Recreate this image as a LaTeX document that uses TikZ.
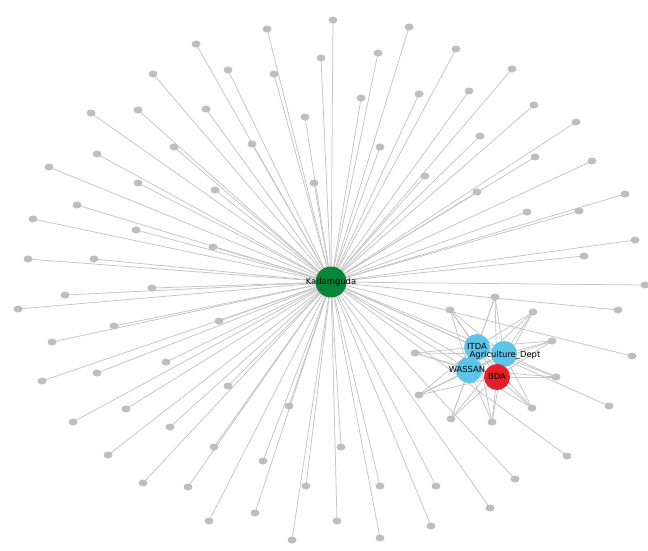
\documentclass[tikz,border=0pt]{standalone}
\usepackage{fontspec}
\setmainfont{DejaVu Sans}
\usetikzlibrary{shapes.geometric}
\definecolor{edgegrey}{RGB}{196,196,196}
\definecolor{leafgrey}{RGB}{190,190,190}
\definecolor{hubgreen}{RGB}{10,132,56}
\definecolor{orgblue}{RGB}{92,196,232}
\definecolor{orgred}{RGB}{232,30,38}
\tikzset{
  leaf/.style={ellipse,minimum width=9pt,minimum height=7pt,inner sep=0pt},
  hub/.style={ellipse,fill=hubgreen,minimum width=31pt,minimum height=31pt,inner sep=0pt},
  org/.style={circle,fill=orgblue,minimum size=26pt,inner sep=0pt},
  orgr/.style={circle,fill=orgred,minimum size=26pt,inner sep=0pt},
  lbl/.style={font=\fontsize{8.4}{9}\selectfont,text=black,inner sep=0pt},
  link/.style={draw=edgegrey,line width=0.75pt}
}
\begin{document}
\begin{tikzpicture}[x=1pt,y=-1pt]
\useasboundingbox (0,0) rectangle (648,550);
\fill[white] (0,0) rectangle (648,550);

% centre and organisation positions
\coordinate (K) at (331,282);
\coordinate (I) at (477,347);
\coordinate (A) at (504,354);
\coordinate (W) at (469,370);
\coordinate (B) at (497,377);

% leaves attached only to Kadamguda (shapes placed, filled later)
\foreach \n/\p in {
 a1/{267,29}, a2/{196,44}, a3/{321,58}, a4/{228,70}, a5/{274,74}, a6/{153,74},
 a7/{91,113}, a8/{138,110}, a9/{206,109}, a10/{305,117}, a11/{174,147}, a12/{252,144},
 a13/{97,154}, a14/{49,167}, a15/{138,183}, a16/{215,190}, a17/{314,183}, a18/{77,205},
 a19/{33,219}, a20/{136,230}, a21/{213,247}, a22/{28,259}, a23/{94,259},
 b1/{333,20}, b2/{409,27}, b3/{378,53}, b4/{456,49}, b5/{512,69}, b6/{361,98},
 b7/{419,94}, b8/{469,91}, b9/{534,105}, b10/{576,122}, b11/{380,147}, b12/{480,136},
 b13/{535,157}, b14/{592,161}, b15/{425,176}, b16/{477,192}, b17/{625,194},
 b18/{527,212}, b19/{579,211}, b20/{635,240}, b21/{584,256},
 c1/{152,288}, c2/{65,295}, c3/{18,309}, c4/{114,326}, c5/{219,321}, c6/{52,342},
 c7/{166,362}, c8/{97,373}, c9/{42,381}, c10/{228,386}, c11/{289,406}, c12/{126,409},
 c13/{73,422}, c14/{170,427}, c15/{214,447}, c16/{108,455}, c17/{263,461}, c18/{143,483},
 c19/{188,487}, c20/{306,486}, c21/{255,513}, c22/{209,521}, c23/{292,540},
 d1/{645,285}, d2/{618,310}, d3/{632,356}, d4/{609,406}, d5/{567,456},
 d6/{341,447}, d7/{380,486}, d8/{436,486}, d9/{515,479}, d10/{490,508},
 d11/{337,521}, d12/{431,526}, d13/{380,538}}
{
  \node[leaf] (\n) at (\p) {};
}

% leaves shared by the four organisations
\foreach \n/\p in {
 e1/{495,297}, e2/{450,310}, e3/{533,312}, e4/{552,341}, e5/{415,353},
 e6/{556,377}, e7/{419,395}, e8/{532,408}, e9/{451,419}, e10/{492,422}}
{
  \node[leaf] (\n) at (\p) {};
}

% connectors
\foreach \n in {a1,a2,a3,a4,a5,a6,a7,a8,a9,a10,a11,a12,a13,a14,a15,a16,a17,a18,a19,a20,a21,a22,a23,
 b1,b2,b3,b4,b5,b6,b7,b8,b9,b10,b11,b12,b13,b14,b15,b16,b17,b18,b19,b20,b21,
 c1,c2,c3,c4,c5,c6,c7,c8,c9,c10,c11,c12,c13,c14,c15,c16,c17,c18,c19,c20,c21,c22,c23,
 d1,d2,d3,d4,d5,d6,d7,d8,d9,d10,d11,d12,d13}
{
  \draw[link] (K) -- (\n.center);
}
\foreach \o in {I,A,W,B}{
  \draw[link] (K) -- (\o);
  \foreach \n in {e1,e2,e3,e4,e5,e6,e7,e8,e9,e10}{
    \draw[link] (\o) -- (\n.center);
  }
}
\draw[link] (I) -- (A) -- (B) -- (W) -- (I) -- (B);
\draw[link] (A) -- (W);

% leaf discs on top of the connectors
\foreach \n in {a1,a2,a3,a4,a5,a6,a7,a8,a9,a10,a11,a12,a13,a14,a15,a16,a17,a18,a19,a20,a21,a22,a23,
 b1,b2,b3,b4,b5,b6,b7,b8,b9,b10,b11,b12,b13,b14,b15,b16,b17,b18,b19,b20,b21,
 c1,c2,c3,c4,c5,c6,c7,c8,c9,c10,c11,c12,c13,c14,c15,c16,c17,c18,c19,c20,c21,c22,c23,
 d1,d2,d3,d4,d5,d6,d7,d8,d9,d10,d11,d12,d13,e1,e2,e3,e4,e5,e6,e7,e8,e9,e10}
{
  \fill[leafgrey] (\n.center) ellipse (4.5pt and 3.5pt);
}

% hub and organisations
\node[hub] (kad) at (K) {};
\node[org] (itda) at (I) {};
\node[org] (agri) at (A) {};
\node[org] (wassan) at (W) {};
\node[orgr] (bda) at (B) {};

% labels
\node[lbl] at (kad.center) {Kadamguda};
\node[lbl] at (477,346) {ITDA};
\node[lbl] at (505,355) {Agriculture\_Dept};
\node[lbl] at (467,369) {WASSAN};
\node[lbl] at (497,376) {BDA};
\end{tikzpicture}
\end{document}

◆ Instructions for the task
Leave out all pictures, then copy the remaining material exactly.

◆ Written solution
Recreate this image as a LaTeX document that uses TikZ.
\documentclass[tikz,border=0pt]{standalone}
\usepackage{fontspec}
\setmainfont{DejaVu Sans}
\usetikzlibrary{shapes.geometric}
\definecolor{edgegrey}{RGB}{196,196,196}
\definecolor{leafgrey}{RGB}{190,190,190}
\definecolor{hubgreen}{RGB}{10,132,56}
\definecolor{orgblue}{RGB}{92,196,232}
\definecolor{orgred}{RGB}{232,30,38}
\tikzset{
  leaf/.style={ellipse,minimum width=9pt,minimum height=7pt,inner sep=0pt},
  hub/.style={ellipse,fill=hubgreen,minimum width=31pt,minimum height=31pt,inner sep=0pt},
  org/.style={circle,fill=orgblue,minimum size=26pt,inner sep=0pt},
  orgr/.style={circle,fill=orgred,minimum size=26pt,inner sep=0pt},
  lbl/.style={font=\fontsize{8.4}{9}\selectfont,text=black,inner sep=0pt},
  link/.style={draw=edgegrey,line width=0.75pt}
}
\begin{document}
\begin{tikzpicture}[x=1pt,y=-1pt]
\useasboundingbox (0,0) rectangle (648,550);
\fill[white] (0,0) rectangle (648,550);

% centre and organisation positions
\coordinate (K) at (331,282);
\coordinate (I) at (477,347);
\coordinate (A) at (504,354);
\coordinate (W) at (469,370);
\coordinate (B) at (497,377);

% leaves attached only to Kadamguda (shapes placed, filled later)
\foreach \n/\p in {
 a1/{267,29}, a2/{196,44}, a3/{321,58}, a4/{228,70}, a5/{274,74}, a6/{153,74},
 a7/{91,113}, a8/{138,110}, a9/{206,109}, a10/{305,117}, a11/{174,147}, a12/{252,144},
 a13/{97,154}, a14/{49,167}, a15/{138,183}, a16/{215,190}, a17/{314,183}, a18/{77,205},
 a19/{33,219}, a20/{136,230}, a21/{213,247}, a22/{28,259}, a23/{94,259},
 b1/{333,20}, b2/{409,27}, b3/{378,53}, b4/{456,49}, b5/{512,69}, b6/{361,98},
 b7/{419,94}, b8/{469,91}, b9/{534,105}, b10/{576,122}, b11/{380,147}, b12/{480,136},
 b13/{535,157}, b14/{592,161}, b15/{425,176}, b16/{477,192}, b17/{625,194},
 b18/{527,212}, b19/{579,211}, b20/{635,240}, b21/{584,256},
 c1/{152,288}, c2/{65,295}, c3/{18,309}, c4/{114,326}, c5/{219,321}, c6/{52,342},
 c7/{166,362}, c8/{97,373}, c9/{42,381}, c10/{228,386}, c11/{289,406}, c12/{126,409},
 c13/{73,422}, c14/{170,427}, c15/{214,447}, c16/{108,455}, c17/{263,461}, c18/{143,483},
 c19/{188,487}, c20/{306,486}, c21/{255,513}, c22/{209,521}, c23/{292,540},
 d1/{645,285}, d2/{618,310}, d3/{632,356}, d4/{609,406}, d5/{567,456},
 d6/{341,447}, d7/{380,486}, d8/{436,486}, d9/{515,479}, d10/{490,508},
 d11/{337,521}, d12/{431,526}, d13/{380,538}}
{
  \node[leaf] (\n) at (\p) {};
}

% leaves shared by the four organisations
\foreach \n/\p in {
 e1/{495,297}, e2/{450,310}, e3/{533,312}, e4/{552,341}, e5/{415,353},
 e6/{556,377}, e7/{419,395}, e8/{532,408}, e9/{451,419}, e10/{492,422}}
{
  \node[leaf] (\n) at (\p) {};
}

% connectors
\foreach \n in {a1,a2,a3,a4,a5,a6,a7,a8,a9,a10,a11,a12,a13,a14,a15,a16,a17,a18,a19,a20,a21,a22,a23,
 b1,b2,b3,b4,b5,b6,b7,b8,b9,b10,b11,b12,b13,b14,b15,b16,b17,b18,b19,b20,b21,
 c1,c2,c3,c4,c5,c6,c7,c8,c9,c10,c11,c12,c13,c14,c15,c16,c17,c18,c19,c20,c21,c22,c23,
 d1,d2,d3,d4,d5,d6,d7,d8,d9,d10,d11,d12,d13}
{
  \draw[link] (K) -- (\n.center);
}
\foreach \o in {I,A,W,B}{
  \draw[link] (K) -- (\o);
  \foreach \n in {e1,e2,e3,e4,e5,e6,e7,e8,e9,e10}{
    \draw[link] (\o) -- (\n.center);
  }
}
\draw[link] (I) -- (A) -- (B) -- (W) -- (I) -- (B);
\draw[link] (A) -- (W);

% leaf discs on top of the connectors
\foreach \n in {a1,a2,a3,a4,a5,a6,a7,a8,a9,a10,a11,a12,a13,a14,a15,a16,a17,a18,a19,a20,a21,a22,a23,
 b1,b2,b3,b4,b5,b6,b7,b8,b9,b10,b11,b12,b13,b14,b15,b16,b17,b18,b19,b20,b21,
 c1,c2,c3,c4,c5,c6,c7,c8,c9,c10,c11,c12,c13,c14,c15,c16,c17,c18,c19,c20,c21,c22,c23,
 d1,d2,d3,d4,d5,d6,d7,d8,d9,d10,d11,d12,d13,e1,e2,e3,e4,e5,e6,e7,e8,e9,e10}
{
  \fill[leafgrey] (\n.center) ellipse (4.5pt and 3.5pt);
}

% hub and organisations
\node[hub] (kad) at (K) {};
\node[org] (itda) at (I) {};
\node[org] (agri) at (A) {};
\node[org] (wassan) at (W) {};
\node[orgr] (bda) at (B) {};

% labels
\node[lbl] at (kad.center) {Kadamguda};
\node[lbl] at (477,346) {ITDA};
\node[lbl] at (505,355) {Agriculture\_Dept};
\node[lbl] at (467,369) {WASSAN};
\node[lbl] at (497,376) {BDA};
\end{tikzpicture}
\end{document}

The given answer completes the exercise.